-- START OF Supplied information --
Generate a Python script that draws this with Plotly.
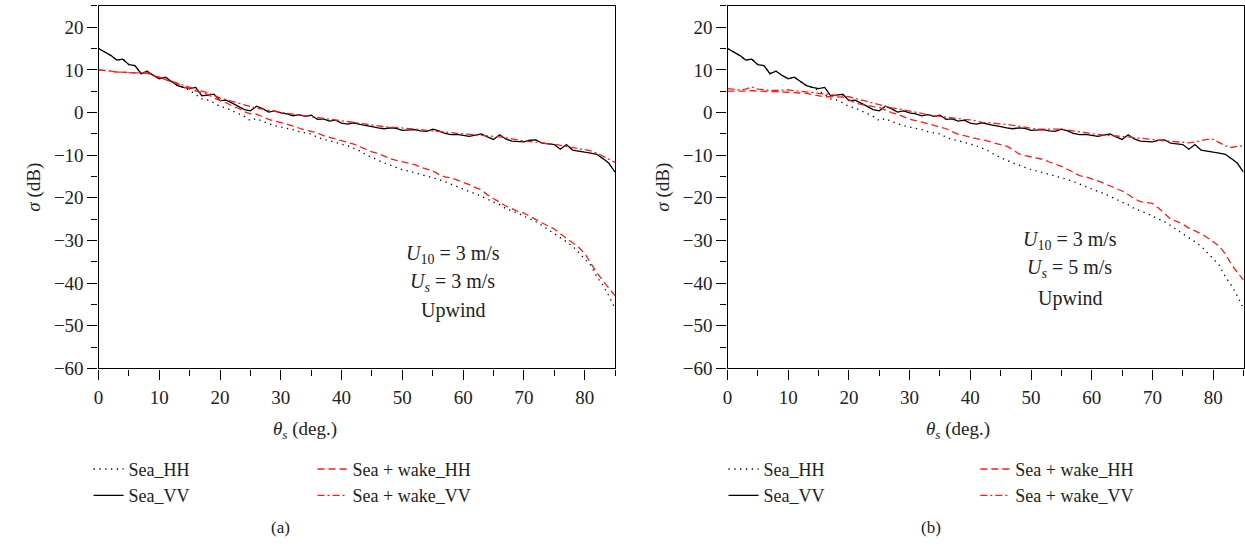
import plotly.graph_objects as go

theta = list(range(0, 86))

sea_vv = [15.0, 14.2, 13.4, 12.3, 12.5, 11.2, 11.0, 9.1, 9.7, 8.7,
          7.9, 8.3, 7.3, 6.3, 5.9, 5.6, 5.9, 3.9, 4.1, 4.3,
          2.8, 2.9, 2.2, 1.4, 0.7, 0.4, 1.5, 0.9, 0.1, 0.4,
          -0.1, -0.3, -0.8, -0.5, -0.9, -0.6, -1.6, -1.5, -2.0, -1.8,
          -2.5, -2.7, -2.4, -2.8, -3.0, -3.3, -3.6, -3.8, -3.6, -3.7,
          -4.2, -4.1, -4.0, -4.3, -4.4, -3.9, -4.3, -4.9, -5.2, -5.1,
          -5.3, -5.6, -5.3, -5.0, -5.7, -6.3, -5.2, -6.2, -6.7, -6.8,
          -6.9, -6.5, -6.4, -7.2, -7.4, -7.5, -8.6, -7.5, -8.8, -9.1,
          -9.3, -9.5, -9.8, -10.8, -11.9, -14.0]

sea_hh = [15.0, 14.2, 13.4, 12.3, 12.5, 11.2, 11.0, 9.1, 9.7, 8.7,
          7.9, 8.3, 7.3, 6.3, 5.9, 5.2, 4.2, 3.2, 2.9, 2.3,
          1.4, 1.1, 0.4, -0.3, -0.9, -1.9, -1.4, -2.1, -2.6, -3.1,
          -3.4, -3.7, -4.0, -4.5, -4.8, -5.0, -5.8, -6.3, -6.6, -7.0,
          -7.4, -7.8, -8.4, -9.0, -9.9, -10.6, -11.2, -11.8, -12.3, -12.8,
          -13.4, -13.7, -14.1, -14.5, -14.8, -15.3, -15.7, -16.2, -16.8, -17.4,
          -18.0, -18.5, -19.0, -19.6, -20.3, -21.0, -21.6, -22.5, -23.0, -23.6,
          -24.3, -25.0, -25.6, -26.5, -27.4, -28.3, -29.2, -30.3, -31.3, -32.8,
          -34.3, -35.8, -38.5, -40.5, -43.0, -46.0]

wake_hh_a = [10.0, 9.9, 9.7, 9.5, 9.4, 9.3, 9.3, 9.3, 9.2, 8.7,
             8.2, 7.8, 7.3, 6.7, 6.0, 5.6, 5.1, 4.6, 4.2, 3.4,
             2.8, 2.3, 1.5, 1.0, 0.2, -0.3, -0.4, -1.0, -1.6, -2.0,
             -2.3, -2.7, -3.2, -3.7, -4.1, -4.4, -4.8, -5.4, -5.8, -6.2,
             -6.6, -7.0, -7.4, -8.0, -8.6, -9.2, -9.6, -10.2, -10.8, -11.2,
             -11.5, -11.8, -12.2, -12.8, -13.2, -13.7, -14.5, -15.1, -15.3, -15.8,
             -16.3, -16.9, -17.6, -18.1, -19.3, -20.2, -21.2, -21.9, -22.5, -23.2,
             -23.6, -24.3, -25.1, -25.9, -26.6, -27.3, -28.4, -29.4, -30.4, -31.6,
             -33.0, -35.2, -37.6, -39.4, -41.2, -43.0]

wake_vv_a = [10.0, 9.9, 9.7, 9.5, 9.4, 9.3, 9.3, 9.3, 9.3, 8.8,
             8.3, 7.9, 7.4, 6.9, 6.3, 5.9, 5.4, 5.0, 4.6, 4.0,
             3.4, 3.0, 2.6, 2.1, 1.7, 1.4, 1.0, 0.8, 0.5, 0.2,
             0.0, -0.2, -0.4, -0.6, -0.8, -1.0, -1.2, -1.4, -1.6, -1.8,
             -2.0, -2.1, -2.3, -2.5, -2.7, -2.9, -3.1, -3.3, -3.4, -3.5,
             -3.7, -3.8, -3.9, -4.0, -4.2, -4.3, -4.4, -4.6, -4.7, -4.9,
             -5.0, -5.1, -5.2, -5.3, -5.4, -5.5, -5.7, -5.9, -6.2, -6.5,
             -6.7, -6.8, -6.9, -7.1, -7.3, -7.4, -7.7, -8.0, -8.2, -8.5,
             -8.7, -9.0, -9.5, -10.2, -10.9, -11.7]

wake_hh_b = [5.0, 5.0, 4.9, 5.0, 5.1, 5.0, 4.9, 4.9, 4.9, 4.8,
             4.8, 4.7, 4.6, 4.5, 4.2, 4.0, 3.7, 3.7, 3.7, 3.6,
             3.0, 2.2, 1.9, 1.6, 1.4, 1.2, 0.6, 0.0, -0.4, -1.0,
             -1.6, -1.9, -2.2, -2.6, -3.0, -3.4, -3.8, -4.5, -5.1, -5.4,
             -5.8, -6.1, -6.4, -6.8, -7.1, -7.5, -7.9, -8.7, -9.7, -10.1,
             -10.4, -10.6, -11.0, -11.6, -12.1, -12.6, -13.3, -14.1, -14.8, -15.1,
             -15.5, -16.0, -16.6, -17.2, -17.7, -18.4, -19.2, -20.2, -20.9, -21.1,
             -21.3, -22.4, -23.8, -25.0, -25.5, -26.2, -27.1, -27.7, -28.4, -29.3,
             -30.2, -31.3, -33.1, -35.6, -37.5, -39.3]

wake_vv_b = [5.6, 5.4, 5.3, 5.5, 6.0, 5.5, 5.3, 5.2, 5.2, 5.3,
             5.3, 5.1, 5.0, 4.9, 4.7, 4.5, 4.3, 4.1, 4.0, 3.9,
             3.7, 3.3, 3.0, 2.6, 2.2, 1.8, 1.4, 1.1, 0.9, 0.6,
             0.3, 0.0, -0.3, -0.5, -0.7, -0.9, -1.1, -1.3, -1.5, -1.6,
             -1.7, -2.0, -2.3, -2.4, -2.5, -2.6, -2.8, -3.0, -3.2, -3.5,
             -3.7, -3.9, -3.9, -3.9, -3.9, -3.9, -4.1, -4.3, -4.4, -4.7,
             -5.0, -5.2, -5.3, -5.4, -5.5, -5.5, -5.7, -5.9, -6.0, -6.2,
             -6.3, -6.5, -6.6, -6.8, -6.9, -7.0, -7.1, -6.9, -6.6, -6.3,
             -6.3, -7.0, -7.8, -8.2, -7.9, -7.8]

y_ticks = [-60, -50, -40, -30, -20, -10, 0, 10, 20]
x_ticks = [0, 10, 20, 30, 40, 50, 60, 70, 80]

FONT = "Liberation Serif"
RED = "#ff1a1a"
TXT = "#222"
W = 1245
H = 550

fig = go.Figure()

panels = [
    ("x", "y", wake_hh_a, wake_vv_a, ("legend", "legend2")),
    ("x2", "y2", wake_hh_b, wake_vv_b, ("legend3", "legend4")),
]
for xa, ya, whh, wvv, (lg1, lg2) in panels:
    fig.add_trace(go.Scatter(x=theta, y=sea_hh, xaxis=xa, yaxis=ya, mode="lines",
                             name="Sea_HH", legend=lg1,
                             line=dict(color="black", width=1.3, dash="1.3px,4.5px")))
    fig.add_trace(go.Scatter(x=theta, y=sea_vv, xaxis=xa, yaxis=ya, mode="lines",
                             name="Sea_VV", legend=lg1,
                             line=dict(color="black", width=1.3)))
    fig.add_trace(go.Scatter(x=theta, y=whh, xaxis=xa, yaxis=ya, mode="lines",
                             name="Sea + wake_HH", legend=lg2,
                             line=dict(color=RED, width=1.3, dash="7px,4px")))
    fig.add_trace(go.Scatter(x=theta, y=wvv, xaxis=xa, yaxis=ya, mode="lines",
                             name="Sea + wake_VV", legend=lg2,
                             line=dict(color=RED, width=1.3, dash="7px,3px,2px,3px")))

y_top = 1 - 6 / H
y_bot = 1 - 376 / H
dom_a = [94 / W, 613 / W]
dom_b = [726 / W, 1244.5 / W]

axis_common = dict(
    showline=True, linecolor="black", linewidth=1.3, mirror=True,
    showgrid=False, zeroline=False, ticks="outside", ticklen=10, tickwidth=1.3,
    tickcolor="black", tickfont=dict(family=FONT, size=19, color=TXT),
)

xcommon = dict(axis_common, range=[0, 85], tickmode="array", tickvals=x_ticks,
               ticklabelstandoff=2,
               minor=dict(dtick=5, tick0=0, ticks="outside", ticklen=6, tickwidth=1.3, tickcolor="black"))
ycommon = dict(axis_common, range=[-60, 25], tickmode="array", tickvals=y_ticks,
               minor=dict(dtick=5, tick0=0, ticks="outside", ticklen=6, tickwidth=1.3, tickcolor="black"))

ytitle = dict(text="<i>σ</i> (dB)", font=dict(family=FONT, size=19, color=TXT), standoff=8)

fig.update_layout(
    xaxis=dict(xcommon, domain=dom_a, anchor="y"),
    yaxis=dict(ycommon, domain=[y_bot, y_top], anchor="x", title=ytitle),
    xaxis2=dict(xcommon, domain=dom_b, anchor="y2"),
    yaxis2=dict(ycommon, domain=[y_bot, y_top], anchor="x2", title=ytitle),
    width=W, height=H,
    margin=dict(l=0, r=0, t=0, b=0),
    paper_bgcolor="white", plot_bgcolor="white",
    font=dict(family=FONT, color=TXT),
)

leg_font = dict(family=FONT, size=18, color=TXT)
leg_pos = {"legend": 84, "legend2": 309, "legend3": 722, "legend4": 975}
for name, px in leg_pos.items():
    fig.update_layout({name: dict(x=px / W, y=1 - 460 / H, xanchor="left", yanchor="top",
                                  font=leg_font, bgcolor="rgba(0,0,0,0)",
                                  tracegroupgap=0, itemwidth=30)})

annots = []
for cx in (301, 958):
    annots.append(dict(x=cx / W, y=1 - 439 / H, xref="paper", yref="paper",
                       xanchor="center", yanchor="middle",
                       text="<i>θ</i><sub><i>s</i></sub> (deg.)", showarrow=False,
                       font=dict(family=FONT, size=19, color=TXT)))
for cx, lab in ((277, "(a)"), (930, "(b)")):
    annots.append(dict(x=cx / W, y=1 - 538 / H, xref="paper", yref="paper",
                       xanchor="center", yanchor="middle",
                       text=lab, showarrow=False,
                       font=dict(family=FONT, size=17, color=TXT)))

info = [
    (450, [260, 288, 317], "3"),
    (1070, [245, 274, 305], "5"),
]
for cx, ys, us in info:
    texts = ["<i>U</i><sub>10</sub> = 3 m/s", "<i>U</i><sub><i>s</i></sub> = " + us + " m/s", "Upwind"]
    for t, py in zip(texts, ys):
        annots.append(dict(x=cx / W, y=1 - py / H, xref="paper", yref="paper",
                           xanchor="center", yanchor="middle",
                           text=t, showarrow=False,
                           font=dict(family=FONT, size=20, color=TXT)))

fig.update_layout(annotations=annots)

fig.write_html("out.html")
-- END OF Supplied information --
§ **Exercise instructions**:
Please extract exactly the lines of the data, from the first through the line containing "theta = list(range(0, 86))", and add no pictures to the copy.

§ **Result**:
Generate a Python script that draws this with Plotly.
import plotly.graph_objects as go

theta = list(range(0, 86))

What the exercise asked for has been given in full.